The charge against Zachary Fuhrer ’11, one of the students arrested during the Oct. 2 raid during the Morse-Stiles screw at Elevate on Crown Street, was dismissed March 11.

Fuhrer’s dismissed charge of interfering with a police officer is the second Elevate-related case to be dropped. Three more cases, which include felony charges against Jordan Jefferson ’13, are still pending. Details about Jefferson’s role in the raid and the police’s decision to repeatedly use a Taser against him, were released on March 4 in the New Haven Police Department’s Internal Affairs investigation report.

“I feel like I’m regaining a position of power,” Fuhrer told the News. “The need to constantly defend myself for something I haven’t done for five months is now over. But it is frustrating that three of the [Elevate-related] cases are still pending.”

(Fuhrer is a former Arts and Living editor for the News.)

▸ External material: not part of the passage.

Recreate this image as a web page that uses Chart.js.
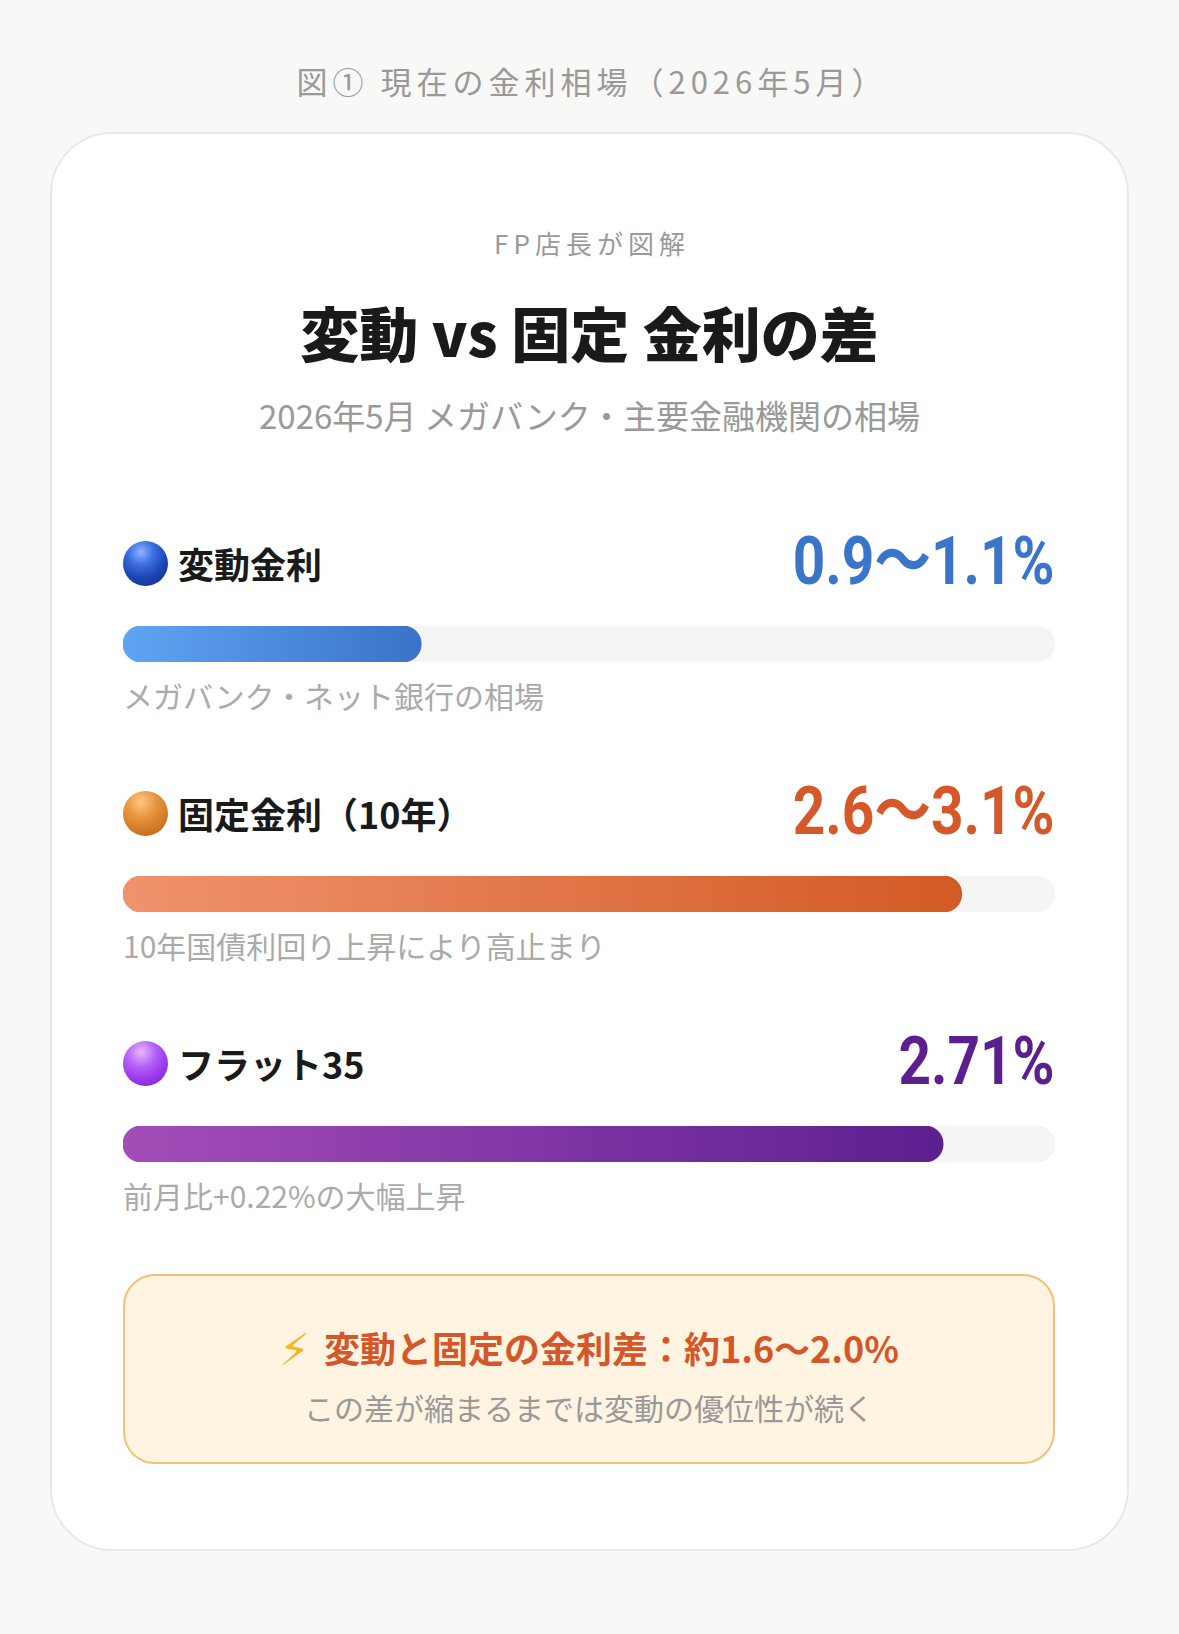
<!DOCTYPE html>
<html lang="ja">
<head>
<meta charset="UTF-8">
<title>変動 vs 固定 金利の差</title>
<script src="https://cdn.jsdelivr.net/npm/chart.js"></script>
<style>
    body {
        margin: 0;
        width: 1179px;
        height: 1634px;
        position: relative;
        overflow: hidden;
        background: #f8f8f6;
        font-family: "Noto Sans CJK JP", "Noto Sans", sans-serif;
    }
    .abs { position: absolute; left: 0; width: 1179px; text-align: center; }
    .fig-title { top: 61px; height: 40px; line-height: 40px; font-size: 31px; color: #999; letter-spacing: 5px; padding-left: 5px; box-sizing: border-box; }
    .card {
        position: absolute; left: 50px; top: 132px; width: 1079px; height: 1419px;
        box-sizing: border-box; background: #fff; border: 2px solid #e8e8e8; border-radius: 62px;
    }
    .kicker { top: 228px; height: 30px; line-height: 30px; font-size: 26px; color: #999; letter-spacing: 5px; padding-left: 5px; box-sizing: border-box; }
    .heading { top: 297px; height: 70px; line-height: 70px; font-size: 59px; font-weight: 900; color: #1a1a1a; }
    .sub { top: 395px; height: 40px; line-height: 40px; font-size: 33px; color: #999; }

    #rows { position: absolute; left: 123px; top: 528px; width: 932px; }
    .row { height: 250px; }
    .head { height: 70px; display: flex; align-items: center; justify-content: space-between; }
    .label { display: flex; align-items: center; font-size: 36px; font-weight: 700; color: #1a1a1a; line-height: 50px; }
    .dot { width: 45px; height: 45px; border-radius: 50%; margin-right: 10px; }
    .rate {
        font-family: Roboto, "Noto Sans CJK JP", sans-serif; font-weight: 700; font-size: 66px;
        line-height: 70px; transform: scaleX(0.86); transform-origin: right center;
        position: relative; top: -1px; white-space: nowrap;
    }
    .bar { margin-top: 28px; height: 36px; position: relative; }
    .note { margin-top: 18px; height: 30px; line-height: 30px; font-size: 30px; color: #aaa; }

    .callout {
        position: absolute; left: 123px; top: 1274px; width: 932px; height: 190px;
        box-sizing: border-box; border: 2.5px solid #f0c274; background: #fff4e2;
        border-radius: 32px; text-align: center;
    }
    .callout .l1 { margin-top: 46px; height: 50px; line-height: 50px; font-size: 36px; font-weight: 700; color: #d4572a; white-space: nowrap; }
    .callout .bolt { font-family: "DejaVu Sans", sans-serif; font-size: 44px; color: #f4b526; font-weight: 400; margin-right: 14px; position: relative; top: 2px; }
    .callout .l2 { margin-top: 15px; height: 40px; line-height: 40px; font-size: 30px; color: #999; }
</style>
</head>
<body>
    <div class="abs fig-title">図① 現在の金利相場（2026年5月）</div>
    <div class="card"></div>
    <div class="abs kicker">FP店長が図解</div>
    <div class="abs heading">変動 vs 固定 金利の差</div>
    <div class="abs sub">2026年5月 メガバンク・主要金融機関の相場</div>

    <div id="rows"></div>

    <div class="callout">
        <div class="l1"><span class="bolt">⚡</span>変動と固定の金利差：約1.6〜2.0%</div>
        <div class="l2">この差が縮まるまでは変動の優位性が続く</div>
    </div>

<script>
    // データ
    const categories = ['変動金利', '固定金利（10年）', 'フラット35'];
    const rateLabels = ['0.9～1.1%', '2.6～3.1%', '2.71%'];
    const fillLevels = [32, 90, 88];      // バーの長さ（%）
    const trackLevels = [100, 100, 100];  // 背景トラック
    const notes = ['メガバンク・ネット銀行の相場', '10年国債利回り上昇により高止まり', '前月比+0.22%の大幅上昇'];

    // 色
    const gradFrom = ['#5fa5f2', '#f0936d', '#a44db9'];
    const gradTo = ['#3a72c7', '#d35a24', '#5d1f90'];
    const rateColors = ['#3a75c9', '#d4582a', '#5c1f8e'];
    const dotStyles = [
        'radial-gradient(circle at 40% 25%, #8fb4ff 0%, #3a6ee0 30%, #1c44b4 60%, #102c86 100%)',
        'radial-gradient(circle at 40% 25%, #ffc880 0%, #e8963e 35%, #d27a26 65%, #b0601a 100%)',
        'radial-gradient(circle at 40% 25%, #e7b6ff 0%, #b360f6 35%, #9a34ee 65%, #7a1fcc 100%)'
    ];

    const rows = document.getElementById('rows');

    categories.forEach((cat, i) => {
        const row = document.createElement('div');
        row.className = 'row';
        row.innerHTML =
            '<div class="head">' +
                '<div class="label"><span class="dot" style="background:' + dotStyles[i] + '"></span>' + cat + '</div>' +
                '<div class="rate" style="color:' + rateColors[i] + '">' + rateLabels[i] + '</div>' +
            '</div>' +
            '<div class="bar"><canvas id="bar' + i + '"></canvas></div>' +
            '<div class="note">' + notes[i] + '</div>';
        rows.appendChild(row);

        new Chart(document.getElementById('bar' + i), {
            type: 'bar',
            data: {
                labels: [cat],
                datasets: [
                    {
                        data: [fillLevels[i]],
                        order: 0,
                        backgroundColor: (ctx) => {
                            const chart = ctx.chart;
                            if (!chart.chartArea || !chart.scales.x) return gradTo[i];
                            const x0 = chart.scales.x.getPixelForValue(0);
                            const x1 = chart.scales.x.getPixelForValue(fillLevels[i]);
                            const g = chart.ctx.createLinearGradient(x0, 0, x1, 0);
                            g.addColorStop(0, gradFrom[i]);
                            g.addColorStop(1, gradTo[i]);
                            return g;
                        },
                        borderRadius: 18,
                        borderSkipped: false
                    },
                    {
                        data: [trackLevels[i]],
                        order: 1,
                        backgroundColor: '#f5f5f5',
                        borderRadius: 18,
                        borderSkipped: false
                    }
                ]
            },
            options: {
                indexAxis: 'y',
                responsive: true,
                maintainAspectRatio: false,
                animation: false,
                events: [],
                layout: { padding: 0 },
                datasets: { bar: { grouped: false, barPercentage: 1, categoryPercentage: 1 } },
                scales: {
                    x: { display: false, min: 0, max: 100 },
                    y: { display: false }
                },
                plugins: {
                    legend: { display: false },
                    tooltip: { enabled: false }
                }
            }
        });
    });
</script>
</body>
</html>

Hugh Keefe, the New Haven attorney representing Fuhrer and three other men charged with crimes during the raid, said that he expects the court to dismiss all of the cases against his clients.

Keefe does not represent Jefferson, who is charged with three counts of assaulting an officer. These charges stem from a struggle that ensued after at least one NHPD officer used a Taser on the student.

Sgt. J. Wolcheski, who wrote the Internal Affairs report, said in his “finding of fact” conclusion that the police officers did not use excessive force while arresting Jefferson.

“Based on witness accounts, [Jefferson] was actively resisting and fighting the officers,” he wrote in the report. “The alleged act [use of a Taser] did occur, but the officers engaged in no misconduct because the act was lawful, justified and proper.”

Student and police accounts of Jefferson’s alleged resistance vary. One student quoted in the Internal Affairs report said that the inciting incident occurred when Jefferson “stepped forward slightly,” away from an arresting officer who was standing behind him. Conversely, NHPD Lt. Thaddeus Reddish said that Jefferson slapped officers’ hands when they tried to handcuff him, and then struck two officers with his forearm when they tried to use a Taser against him.

Wolcheski wrote that a Taser may be used when a subject’s actions are perceived as “physically evasive movements to defeat an officer’s attempt at control.”

The Internal Affairs report was based on 25 student complaints against the department and 22 statements from officers.